Games as a medium can be so many things. They can be fun, grand adventures that tell heartwrenching stories that stick with you long after you roll credits or a sport that will have you hone your skill forever until you become a champion.
Tell Me Your Story is more in the former category, a short sweet title. With beautiful artwork that explores through visuals and audio how we can connect with each other via the things and pieces, we pick up on our journey through life.
And despite being a bit clunky and hard to read at times, it is an experience worth having if you're up for what it's putting down. Here is our review of Tell Me Your Story by RedDeer.Games.

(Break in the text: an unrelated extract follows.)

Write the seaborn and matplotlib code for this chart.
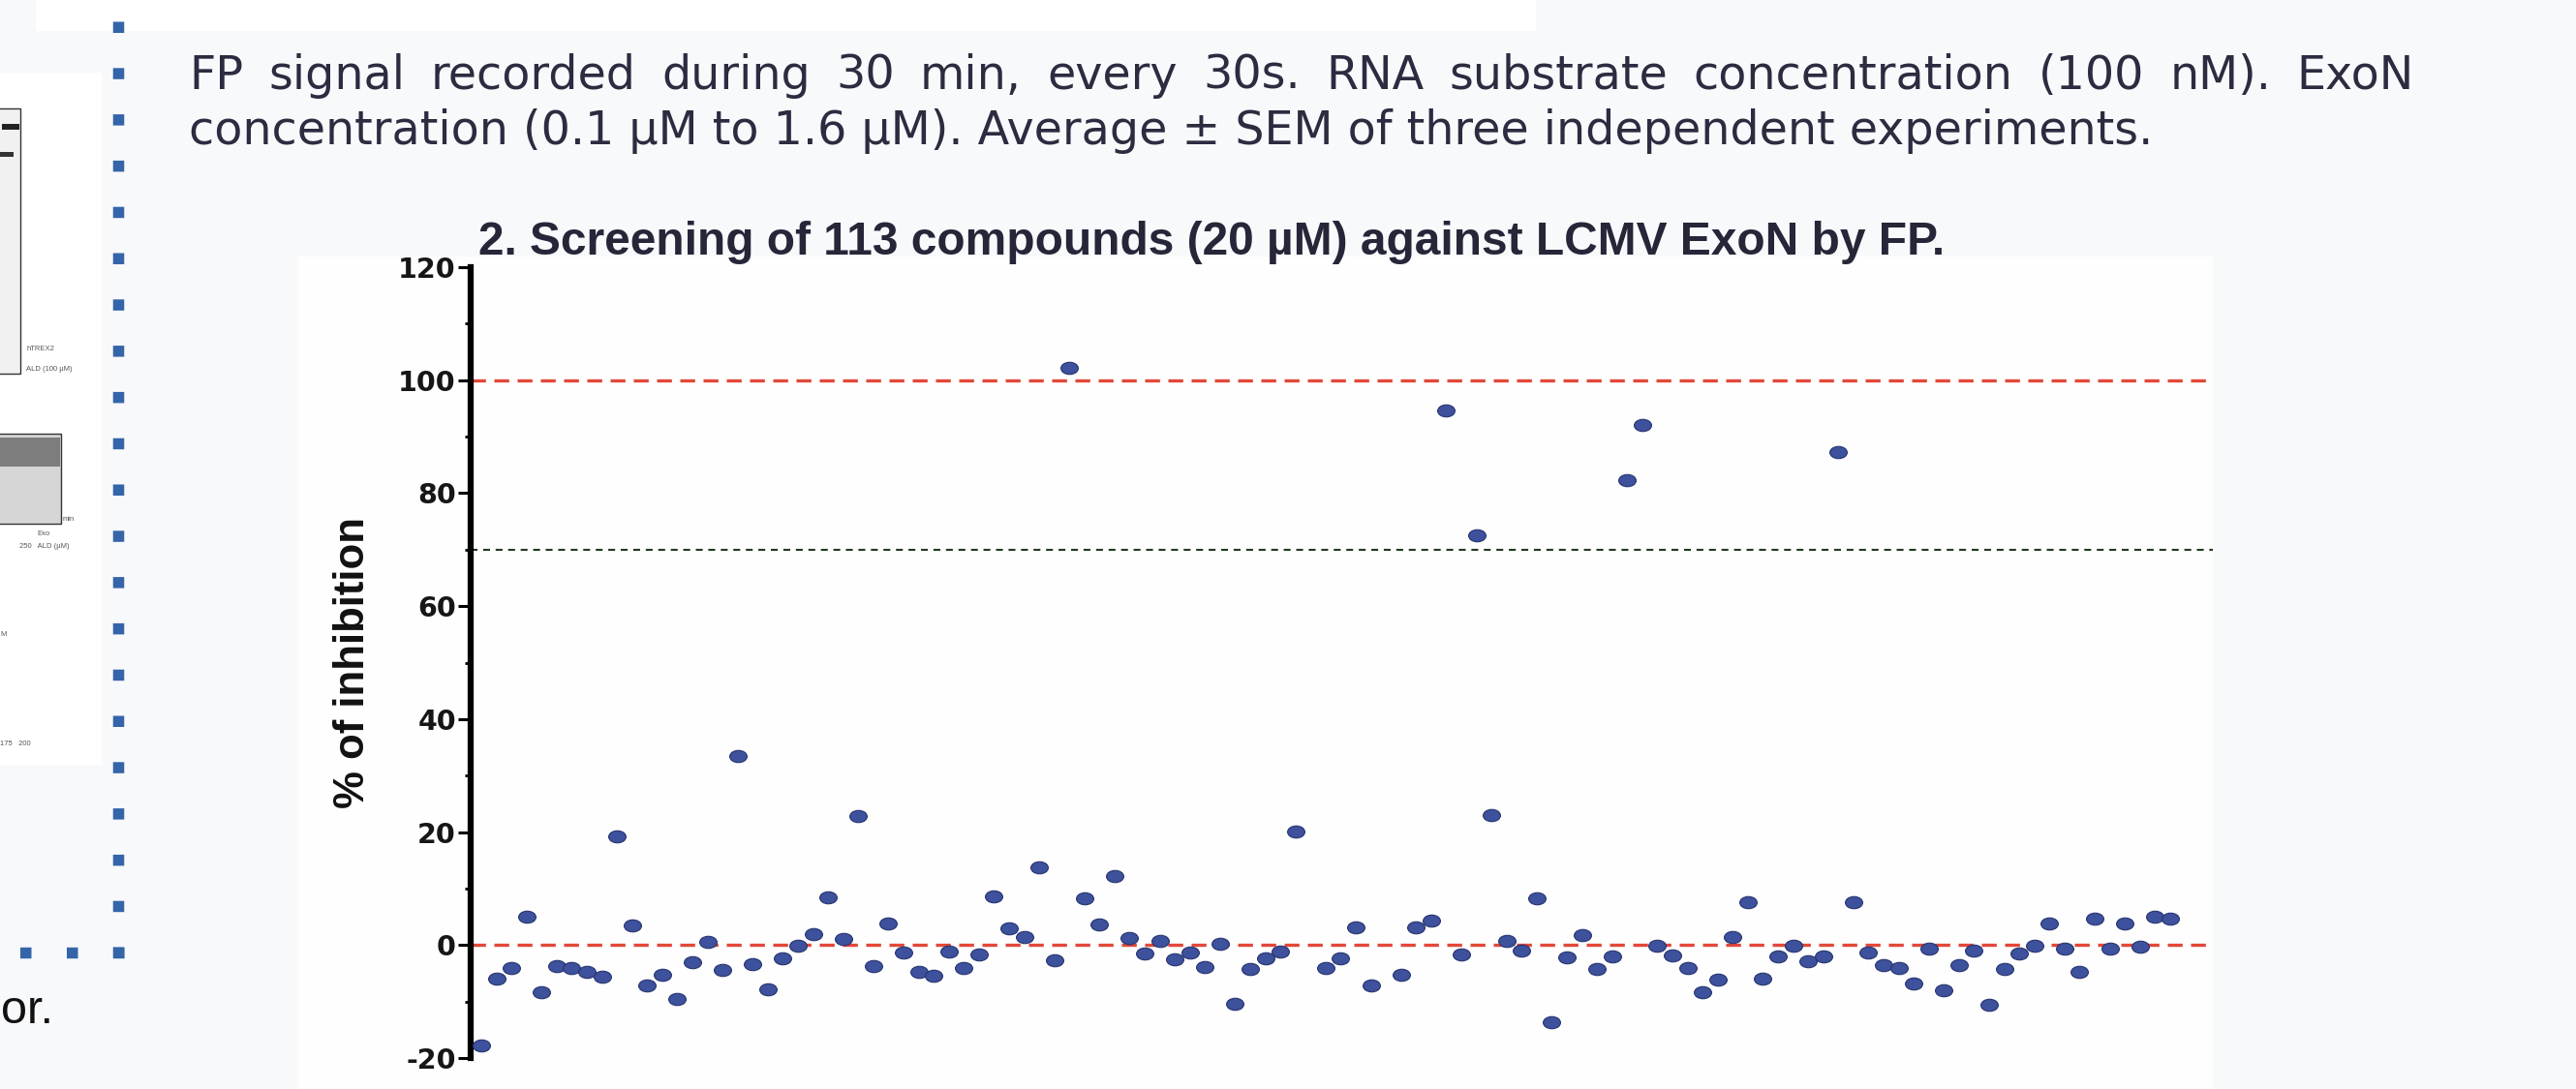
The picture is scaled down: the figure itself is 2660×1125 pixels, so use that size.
import numpy as np
import pandas as pd
import matplotlib
matplotlib.use("Agg")
import matplotlib.pyplot as plt
import seaborn as sns
from matplotlib.path import Path
from matplotlib.patches import Rectangle
from matplotlib.lines import Line2D
from matplotlib import font_manager

# ---------------- data ----------------
compound_index = [0, 1, 2, 3, 4, 5, 6, 7, 8, 9, 10, 11, 12, 13, 14, 15, 16, 17, 18, 19,
                  20, 21, 22, 23, 24, 25, 26, 27, 28, 29, 30, 31, 32, 33, 34, 35, 36, 37, 38, 39,
                  40, 41, 42, 43, 44, 45, 46, 47, 48, 49, 50, 51, 52, 53, 54, 56, 57, 58, 59,
                  61, 62, 63, 64, 65, 66, 67, 68, 69, 70, 71, 72, 73, 74, 75, 76, 77, 78, 79,
                  80, 81, 82, 83, 84, 85, 86, 87, 88, 89, 90, 91, 92, 93, 94, 95, 96, 97, 98, 99,
                  100, 101, 102, 103, 104, 105, 106, 107, 108, 109, 110, 111, 112]
inhibition = [-17.8, -5.9, -4.1, 5.1, -8.4, -3.7, -4.1, -4.8, -5.6, 19.2,
              3.4, -7.1, -5.3, -9.5, -3.0, 0.5, -4.4, 33.4, -3.3, -7.8,
              -2.4, -0.2, 1.9, 8.4, 1.0, 22.8, -3.7, 3.8, -1.3, -4.8,
              -5.4, -1.1, -4.0, -1.6, 8.7, 2.9, 1.5, 13.7, -2.7, 102.1,
              8.2, 3.7, 12.2, 1.3, -1.5, 0.8, -2.5, -1.3, -3.9, 0.2,
              -10.4, -4.3, -2.4, -1.2, 20.1, -4.1, -2.4, 3.2, -7.1,
              -5.3, 3.2, 4.3, 94.7, -1.7, 72.6, 23.0, 0.8, -1.0, 8.2,
              -13.7, -2.2, 1.8, -4.3, -2.0, 82.3, 92.1, -0.1, -1.8,
              -4.1, -8.4, -6.1, 1.4, 7.6, -5.9, -2.0, -0.1, -2.9, -2.0,
              87.2, 7.6, -1.3, -3.5, -4.1, -6.8, -0.6, -8.0, -3.5, -1.0,
              -10.6, -4.3, -1.5, -0.1, 3.9, -0.6, -4.8, 4.6, -0.6, 3.9,
              -0.3, 5.1, 4.6]
y_ticks = [-20, 0, 20, 40, 60, 80, 100, 120]
y_tick_labels = ["-20", "0", "20", "40", "60", "80", "100", "120"]
y_minor_ticks = [-10, 10, 30, 50, 70, 90, 110]
red_reference_lines = [0, 100]
hit_threshold = [70]

title = "2. Screening of 113 compounds (20 µM) against LCMV ExoN by FP."
y_label = "% of inhibition"
desc_line1 = "FP signal recorded during 30 min, every 30s. RNA substrate concentration (100 nM). ExoN"
desc_line2 = "concentration (0.1 µM to 1.6 µM). Average ± SEM of three independent experiments."
side_texts = ["hTREX2", "ALD (100 µM)", "min", "Exo", "250   ALD (µM)", "M", "175   200"]

df = pd.DataFrame({"compound": compound_index, "inhibition": inhibition})

# ---------------- figure ----------------
W, H = 2660, 1125
fig = plt.figure(figsize=(W / 100, H / 100), dpi=100)
fig.patch.set_facecolor("#f8f9fb")
names = {f.name for f in font_manager.fontManager.ttflist}


def fx(x):
    return x / W


def fy(y):
    return 1 - y / H


def rect(x0, y0, x1, y1, fc, ec="none", lw=0, z=-5):
    fig.add_artist(Rectangle((fx(x0), fy(y1)), (x1 - x0) / W, (y1 - y0) / H,
                             transform=fig.transFigure, facecolor=fc, edgecolor=ec,
                             linewidth=lw, zorder=z))


# slide background pieces
rect(37, 0, 1586, 32, "#ffffff")
rect(0, 75, 105, 790, "#ffffff")
rect(308, 265, 2285, 1125, "#fefefe")

# small pieces of the left picture
rect(-10, 112, 21, 386, "#f1f1f1", ec="#333333", lw=1.0, z=-4)
rect(-10, 448, 63, 541, "#d6d6d6", ec="#333333", lw=1.0, z=-4)
rect(-10, 452, 62, 482, "#7d7d7d", z=-3)
rect(2, 128, 20, 134, "#222222", z=-3)
rect(-5, 157, 14, 162, "#333333", z=-3)
side_pos = [(27, 362), (27, 383), (65, 538), (38, 553), (20, 566), (0, 657), (0, 770)]
for t, (x, y) in zip(side_texts, side_pos):
    fig.text(fx(x), fy(y), t, fontsize=5.5, color="#555555", family="Liberation Sans",
             va="baseline", ha="left")

# blue dotted frame (slide decoration)
blue = "#3465a8"
lw_px = 11.5
lw_pt = lw_px * 0.72
fig.add_artist(Line2D([fx(122), fx(122)], [fy(22), fy(992)], transform=fig.transFigure,
                      color=blue, linewidth=lw_pt, solid_capstyle="butt",
                      dash_capstyle="butt", dashes=(1, (47.8 - lw_px) / lw_px), zorder=-2))
fig.add_artist(Line2D([fx(128), fx(0)], [fy(984), fy(984)], transform=fig.transFigure,
                      color=blue, linewidth=lw_pt, dash_capstyle="butt",
                      dashes=(1, (48 - lw_px) / lw_px), zorder=-2))

fig.text(fx(1), fy(1057), "or.", fontsize=35, family="Liberation Sans", color="#111111",
         va="baseline", ha="left")

# ---------------- description text (justified first line) ----------------
renderer = fig.canvas.get_renderer()
txt_color = "#2b2c40"
probe = fig.text(0, 0, desc_line2, fontsize=34, family="DejaVu Sans")
wprobe = probe.get_window_extent(renderer=renderer).width
probe.remove()
desc_size = 34 * 2033 / wprobe

words = desc_line1.split(" ")
wt = [fig.text(0, fy(92), w, fontsize=desc_size, family="DejaVu Sans", color=txt_color,
               va="baseline", ha="left") for w in words]
widths = [t.get_window_extent(renderer=renderer).width for t in wt]
gap = (2493 - 195 - sum(widths)) / (len(words) - 1)
xc = 195
for t, w in zip(wt, widths):
    t.set_x(fx(xc))
    xc += w + gap
fig.text(fx(195), fy(149), desc_line2, fontsize=desc_size, family="DejaVu Sans",
         color=txt_color, va="baseline", ha="left")

# ---------------- title ----------------
probe = fig.text(0, 0, title, fontsize=34, fontweight="bold", family="Liberation Sans")
wprobe = probe.get_window_extent(renderer=renderer).width
probe.remove()
fig.text(fx(494), fy(263), title, fontsize=34 * 1516 / wprobe, fontweight="bold",
         family="Liberation Sans", color="#252638", va="baseline", ha="left")

# ---------------- chart ----------------
ax = fig.add_axes([fx(486), fy(1093), (2285 - 486) / W, (1093 - 276) / H])
ax.patch.set_alpha(0)
ax.set_zorder(2)

for v in red_reference_lines:
    ax.axhline(v, color="#e2483a", linewidth=2.4, dashes=(4.6, 2.6), zorder=1)
for v in hit_threshold:
    ax.axhline(v, color="#1f3a1f", linewidth=1.5, dashes=(3.4, 2.8), zorder=1)

circ = Path.unit_circle()
ellipse = Path(circ.vertices * np.array([1.0, 0.7]), circ.codes)
sns.scatterplot(data=df, x="compound", y="inhibition", ax=ax, marker=ellipse, s=165,
                color="#3d519c", edgecolor="#26336f", linewidth=0.8, zorder=3, legend=False)

ax.set_xlim(-0.707, 114.84)
ax.set_ylim(-20, 120)
ax.set_xticks([])
ax.set_xlabel("")
ax.set_yticks(y_ticks)
ax.set_yticklabels(y_tick_labels, fontfamily="DejaVu Sans", fontweight="bold",
                   fontsize=20.5, color="#161616")
ax.set_yticks(y_minor_ticks, minor=True)
ax.tick_params(axis="y", which="major", length=9.4, width=2.2, pad=1.5, color="black",
               direction="out")
ax.tick_params(axis="y", which="minor", length=4.5, width=2.0, color="black",
               direction="out")
for s in ["top", "right", "bottom"]:
    ax.spines[s].set_visible(False)
ax.spines["left"].set_linewidth(4.5)
ax.spines["left"].set_color("black")

if "Liberation Sans Narrow" in names:
    ax.set_ylabel(y_label, fontsize=43, family="Liberation Sans Narrow", color="#111111",
                  va="center")
else:
    ax.set_ylabel(y_label, fontsize=31.5, family="Liberation Sans", fontweight="bold",
                  color="#111111", va="center")
ax.yaxis.set_label_coords((364 - 486) / (2285 - 486), 0.5)

fig.savefig("out.png", dpi=100, facecolor=fig.get_facecolor())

*Review Copy was provided ahead of release by the Publisher*
Tell Me Your Story Review
The Adventure Game is a genre that has been in a deep, deep slumber ever since Lucas Arts Games switched gears towards Star Wars licenses. Since then there have been attempts to revive the genre but they are either too lost in nostalgia or try to imitate something else.
Tell Me Your Story tries to change things up by being best described as a picture book with tasks you'd find in a game like A Litte To The Left to tell its story. I would go as far as calling it the Dark Souls of cozy adventure games but I think the meaning of that reference would be lost on people.
You play Amelia, a young girl who is spending her summer vacation with her Grandmother Rose in the countryside. The game doesn't tell you this story, it doesn't need to either. You're supposed to puzzle together its narrative while completing little tasks left and right.
Little puzzles in all shapes and forms. Cleaning out your room, preparing dinner, or trying to put all the details of a story in order. I don't want to go into specifics here because the game is rather short and seeing the patterns the game asks you to recognize is a quite beautiful discovery.
Gotta say whoever, some of its riddles play a little clunky in their execution and some solutions to riddles are a little odd and inorganic. Luckily the game's tip system is more than stellar and can help you out whenever you're in a tight spot.
But that is not why Tell Me Your Story is special, it might be short and a little unrefined in execution but its vivid, children's picturebook art style and sweet story ultimately won me over.
It's a story about connecting to older family members through the little trinkets they collect over a lifetime. Sure, Amelia's grandmother Rose has lived an exciting life going by the stories you discover but the game recreates the feeling of finding out something about your relatives you may not have expected.
The way it unfolds as Amelia's vivid imagination links these trinkets to places filled in what I presume is her grandmother's story is quite beautiful. And it shows what kind of nonverbal narratives games are capable of if you explore the medium for all it has to offer. And it is the kind of tale that will connect with people in ways they may not expect.
Tell Me Your Story Review – 8/10 Short and Sweet
I wish I wouldn't have to put a score on this. Tell Me Your Story is a fun, sweet title whose objective complaints boil down to a short runtime and the occasional weird puzzle. But it offers a lot of variety through its 2-hour runtime and I think it is the kind of title to play with younger audiences and or their elderly relatives.
There are not many games yet that I would recommend as the video game equivalent of a children's book but I had a blast playing through this a second time with my 6-year-old nephew. It's a special little game that I hope to see more of in the future since its format is so promising.